### Problem requirements
Restate each of the lines below word for word and drop every picture.
# start of Supplied material
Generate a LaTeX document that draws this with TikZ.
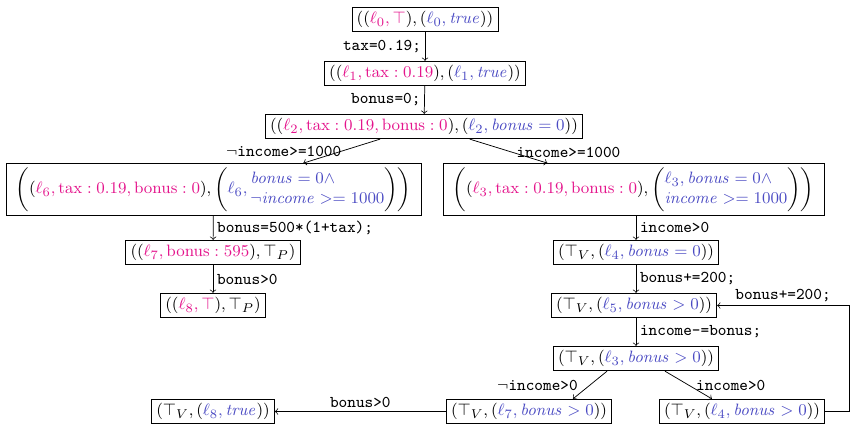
\documentclass[tikz,border=0pt]{standalone}
\usepackage{xcolor}
\definecolor{pk}{RGB}{228,20,140}
\definecolor{bl}{RGB}{75,75,195}
\newcommand{\pinkt}[1]{\textcolor{pk}{#1}}
\newcommand{\bluet}[1]{\textcolor{bl}{#1}}
\begin{document}
\begin{tikzpicture}[x=0.546pt,y=-0.546pt,
  st/.style={draw,inner sep=2.2pt,inner xsep=2.6pt,font=\fontsize{9.4}{11}\selectfont},
  big/.style={st,inner xsep=5.2pt},
  lab/.style={font=\small\ttfamily,inner sep=2pt},
  arr/.style={->}]
\useasboundingbox (0,0) rectangle (853,428);
\node[st] (n0) at (425,19.5) {$((\pinkt{\ell_0,\top}),(\bluet{\ell_0,\mathit{true}}))$};
\node[st] (n1) at (425,73.5) {$((\pinkt{\ell_1,\mathrm{tax}:0.19}),(\bluet{\ell_1,\mathit{true}}))$};
\node[st] (n2) at (424,126.5) {$((\pinkt{\ell_2,\mathrm{tax}:0.19,\mathrm{bonus}:0}),(\bluet{\ell_2,\mathit{bonus}=0}))$};
\node[big] (n6) at (213.5,189.5) {$\left((\pinkt{\ell_6,\mathrm{tax}:0.19,\mathrm{bonus}:0}),\left(\bluet{\ell_6,\begin{array}{@{}l@{}}\mathit{bonus}=0\wedge\\ \neg\mathit{income}>=1000\end{array}}\right)\right)$};
\node[big] (n3) at (633.5,189.5) {$\left((\pinkt{\ell_3,\mathrm{tax}:0.19,\mathrm{bonus}:0}),\left(\bluet{\begin{array}{@{}l@{}}\ell_3,\mathit{bonus}=0\wedge\\ \mathit{income}>=1000\end{array}}\right)\right)$};
\node[st] (n7) at (213,252.5) {$((\pinkt{\ell_7,\mathrm{bonus}:595}),\top_P)$};
\node[st] (n8) at (213,305.5) {$((\pinkt{\ell_8,\top}),\top_P)$};
\node[st] (n4) at (636,252.5) {$(\top_V,(\bluet{\ell_4,\mathit{bonus}=0}))$};
\node[st] (n5) at (634,305.5) {$(\top_V,(\bluet{\ell_5,\mathit{bonus}>0}))$};
\node[st] (n3b) at (636,358.5) {$(\top_V,(\bluet{\ell_3,\mathit{bonus}>0}))$};
\node[st] (n7b) at (529,411.5) {$(\top_V,(\bluet{\ell_7,\mathit{bonus}>0}))$};
\node[st] (n4b) at (742,411.5) {$(\top_V,(\bluet{\ell_4,\mathit{bonus}>0}))$};
\node[st] (n8b) at (213,411.5) {$(\top_V,(\bluet{\ell_8,\mathit{true}}))$};
\coordinate (c1) at (849,411.5);
\coordinate (c2) at (849,305.5);

\draw[arr] (n0) -- node[lab,left] {tax=0.19;} (n1);
\draw[arr] (n1) -- node[lab,left] {bonus=0;} (n2);
\draw[arr] ([xshift=-24pt]n2.south) -- node[lab,anchor=east,pos=0.5,xshift=2pt] {$\neg$income>=1000} ([xshift=49pt]n6.north);
\draw[arr] ([xshift=25pt]n2.south) -- node[lab,right,pos=0.55] {income>=1000} ([xshift=-47pt]n3.north);
\draw[arr] (n6) -- node[lab,right] {bonus=500*(1+tax);} (n7);
\draw[arr] (n7) -- node[lab,right] {bonus>0} (n8);
\draw[arr] (n3.south -| n4) -- node[lab,right] {income>0} (n4);
\draw[arr] (n4) -- node[lab,right] {bonus+=200;} (n4 |- n5.north);
\draw[arr] (n5.south -| n4) -- node[lab,right] {income-=bonus;} (n3b);
\draw[arr] ([xshift=-15.8pt]n3b.south) -- node[lab,anchor=east,pos=0.5,xshift=-4.5pt] {$\neg$income>0} ([xshift=24pt]n7b.north);
\draw[arr] ([xshift=15.8pt]n3b.south) -- node[lab,right,xshift=2pt] {income>0} ([xshift=-16.4pt]n4b.north);
\draw[arr] (n7b) -- node[lab,above] {bonus>0} (n8b);
\draw[arr] (n4b.east) -- (c1) -- (c2) -- node[lab,above] {bonus+=200;} (n5.east);
\end{tikzpicture}
\end{document}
# end of Supplied material
### Output
Generate a LaTeX document that draws this with TikZ.
\documentclass[tikz,border=0pt]{standalone}
\usepackage{xcolor}
\definecolor{pk}{RGB}{228,20,140}
\definecolor{bl}{RGB}{75,75,195}
\newcommand{\pinkt}[1]{\textcolor{pk}{#1}}
\newcommand{\bluet}[1]{\textcolor{bl}{#1}}
\begin{document}
\begin{tikzpicture}[x=0.546pt,y=-0.546pt,
  st/.style={draw,inner sep=2.2pt,inner xsep=2.6pt,font=\fontsize{9.4}{11}\selectfont},
  big/.style={st,inner xsep=5.2pt},
  lab/.style={font=\small\ttfamily,inner sep=2pt},
  arr/.style={->}]
\useasboundingbox (0,0) rectangle (853,428);
\node[st] (n0) at (425,19.5) {$((\pinkt{\ell_0,\top}),(\bluet{\ell_0,\mathit{true}}))$};
\node[st] (n1) at (425,73.5) {$((\pinkt{\ell_1,\mathrm{tax}:0.19}),(\bluet{\ell_1,\mathit{true}}))$};
\node[st] (n2) at (424,126.5) {$((\pinkt{\ell_2,\mathrm{tax}:0.19,\mathrm{bonus}:0}),(\bluet{\ell_2,\mathit{bonus}=0}))$};
\node[big] (n6) at (213.5,189.5) {$\left((\pinkt{\ell_6,\mathrm{tax}:0.19,\mathrm{bonus}:0}),\left(\bluet{\ell_6,\begin{array}{@{}l@{}}\mathit{bonus}=0\wedge\\ \neg\mathit{income}>=1000\end{array}}\right)\right)$};
\node[big] (n3) at (633.5,189.5) {$\left((\pinkt{\ell_3,\mathrm{tax}:0.19,\mathrm{bonus}:0}),\left(\bluet{\begin{array}{@{}l@{}}\ell_3,\mathit{bonus}=0\wedge\\ \mathit{income}>=1000\end{array}}\right)\right)$};
\node[st] (n7) at (213,252.5) {$((\pinkt{\ell_7,\mathrm{bonus}:595}),\top_P)$};
\node[st] (n8) at (213,305.5) {$((\pinkt{\ell_8,\top}),\top_P)$};
\node[st] (n4) at (636,252.5) {$(\top_V,(\bluet{\ell_4,\mathit{bonus}=0}))$};
\node[st] (n5) at (634,305.5) {$(\top_V,(\bluet{\ell_5,\mathit{bonus}>0}))$};
\node[st] (n3b) at (636,358.5) {$(\top_V,(\bluet{\ell_3,\mathit{bonus}>0}))$};
\node[st] (n7b) at (529,411.5) {$(\top_V,(\bluet{\ell_7,\mathit{bonus}>0}))$};
\node[st] (n4b) at (742,411.5) {$(\top_V,(\bluet{\ell_4,\mathit{bonus}>0}))$};
\node[st] (n8b) at (213,411.5) {$(\top_V,(\bluet{\ell_8,\mathit{true}}))$};
\coordinate (c1) at (849,411.5);
\coordinate (c2) at (849,305.5);

\draw[arr] (n0) -- node[lab,left] {tax=0.19;} (n1);
\draw[arr] (n1) -- node[lab,left] {bonus=0;} (n2);
\draw[arr] ([xshift=-24pt]n2.south) -- node[lab,anchor=east,pos=0.5,xshift=2pt] {$\neg$income>=1000} ([xshift=49pt]n6.north);
\draw[arr] ([xshift=25pt]n2.south) -- node[lab,right,pos=0.55] {income>=1000} ([xshift=-47pt]n3.north);
\draw[arr] (n6) -- node[lab,right] {bonus=500*(1+tax);} (n7);
\draw[arr] (n7) -- node[lab,right] {bonus>0} (n8);
\draw[arr] (n3.south -| n4) -- node[lab,right] {income>0} (n4);
\draw[arr] (n4) -- node[lab,right] {bonus+=200;} (n4 |- n5.north);
\draw[arr] (n5.south -| n4) -- node[lab,right] {income-=bonus;} (n3b);
\draw[arr] ([xshift=-15.8pt]n3b.south) -- node[lab,anchor=east,pos=0.5,xshift=-4.5pt] {$\neg$income>0} ([xshift=24pt]n7b.north);
\draw[arr] ([xshift=15.8pt]n3b.south) -- node[lab,right,xshift=2pt] {income>0} ([xshift=-16.4pt]n4b.north);
\draw[arr] (n7b) -- node[lab,above] {bonus>0} (n8b);
\draw[arr] (n4b.east) -- (c1) -- (c2) -- node[lab,above] {bonus+=200;} (n5.east);
\end{tikzpicture}
\end{document}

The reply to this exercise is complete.